— begin Material provided —

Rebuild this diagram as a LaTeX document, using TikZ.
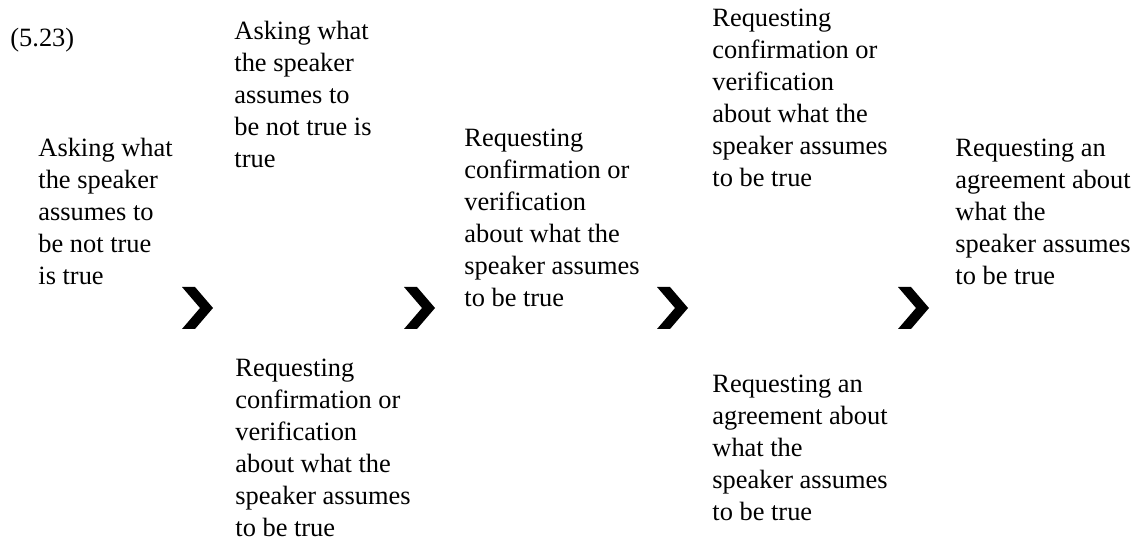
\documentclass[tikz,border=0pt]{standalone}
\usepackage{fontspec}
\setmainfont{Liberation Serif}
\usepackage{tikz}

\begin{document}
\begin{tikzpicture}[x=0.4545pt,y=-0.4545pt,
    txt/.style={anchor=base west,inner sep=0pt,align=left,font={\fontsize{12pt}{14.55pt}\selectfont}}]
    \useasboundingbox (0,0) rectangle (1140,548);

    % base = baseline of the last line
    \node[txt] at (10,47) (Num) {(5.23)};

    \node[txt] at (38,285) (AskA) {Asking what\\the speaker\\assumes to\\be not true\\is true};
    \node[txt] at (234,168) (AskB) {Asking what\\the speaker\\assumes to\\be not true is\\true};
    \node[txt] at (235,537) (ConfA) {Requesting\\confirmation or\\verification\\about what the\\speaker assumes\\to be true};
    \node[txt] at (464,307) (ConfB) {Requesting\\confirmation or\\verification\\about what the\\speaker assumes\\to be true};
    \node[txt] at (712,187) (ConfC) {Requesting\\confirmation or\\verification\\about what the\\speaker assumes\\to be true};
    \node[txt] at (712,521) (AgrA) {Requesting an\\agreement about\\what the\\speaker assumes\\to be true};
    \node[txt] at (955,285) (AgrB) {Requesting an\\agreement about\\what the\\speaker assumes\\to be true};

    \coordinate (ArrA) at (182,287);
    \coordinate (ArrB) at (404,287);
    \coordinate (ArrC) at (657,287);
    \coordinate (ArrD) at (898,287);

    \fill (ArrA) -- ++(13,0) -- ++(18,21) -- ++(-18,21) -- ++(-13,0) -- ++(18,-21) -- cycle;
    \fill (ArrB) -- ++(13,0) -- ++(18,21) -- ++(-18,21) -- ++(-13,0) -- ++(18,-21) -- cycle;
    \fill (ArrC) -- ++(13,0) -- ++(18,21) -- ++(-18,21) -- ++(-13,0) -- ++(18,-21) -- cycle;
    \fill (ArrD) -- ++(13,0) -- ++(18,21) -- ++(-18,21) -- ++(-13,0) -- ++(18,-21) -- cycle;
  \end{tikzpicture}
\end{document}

— end Material provided —

* **Do this**
All of the material above needs to be restated exactly, with no pictures.

* **Answer to the task**
Rebuild this diagram as a LaTeX document, using TikZ.
\documentclass[tikz,border=0pt]{standalone}
\usepackage{fontspec}
\setmainfont{Liberation Serif}
\usepackage{tikz}

\begin{document}
\begin{tikzpicture}[x=0.4545pt,y=-0.4545pt,
    txt/.style={anchor=base west,inner sep=0pt,align=left,font={\fontsize{12pt}{14.55pt}\selectfont}}]
    \useasboundingbox (0,0) rectangle (1140,548);

    % base = baseline of the last line
    \node[txt] at (10,47) (Num) {(5.23)};

    \node[txt] at (38,285) (AskA) {Asking what\\the speaker\\assumes to\\be not true\\is true};
    \node[txt] at (234,168) (AskB) {Asking what\\the speaker\\assumes to\\be not true is\\true};
    \node[txt] at (235,537) (ConfA) {Requesting\\confirmation or\\verification\\about what the\\speaker assumes\\to be true};
    \node[txt] at (464,307) (ConfB) {Requesting\\confirmation or\\verification\\about what the\\speaker assumes\\to be true};
    \node[txt] at (712,187) (ConfC) {Requesting\\confirmation or\\verification\\about what the\\speaker assumes\\to be true};
    \node[txt] at (712,521) (AgrA) {Requesting an\\agreement about\\what the\\speaker assumes\\to be true};
    \node[txt] at (955,285) (AgrB) {Requesting an\\agreement about\\what the\\speaker assumes\\to be true};

    \coordinate (ArrA) at (182,287);
    \coordinate (ArrB) at (404,287);
    \coordinate (ArrC) at (657,287);
    \coordinate (ArrD) at (898,287);

    \fill (ArrA) -- ++(13,0) -- ++(18,21) -- ++(-18,21) -- ++(-13,0) -- ++(18,-21) -- cycle;
    \fill (ArrB) -- ++(13,0) -- ++(18,21) -- ++(-18,21) -- ++(-13,0) -- ++(18,-21) -- cycle;
    \fill (ArrC) -- ++(13,0) -- ++(18,21) -- ++(-18,21) -- ++(-13,0) -- ++(18,-21) -- cycle;
    \fill (ArrD) -- ++(13,0) -- ++(18,21) -- ++(-18,21) -- ++(-13,0) -- ++(18,-21) -- cycle;
  \end{tikzpicture}
\end{document}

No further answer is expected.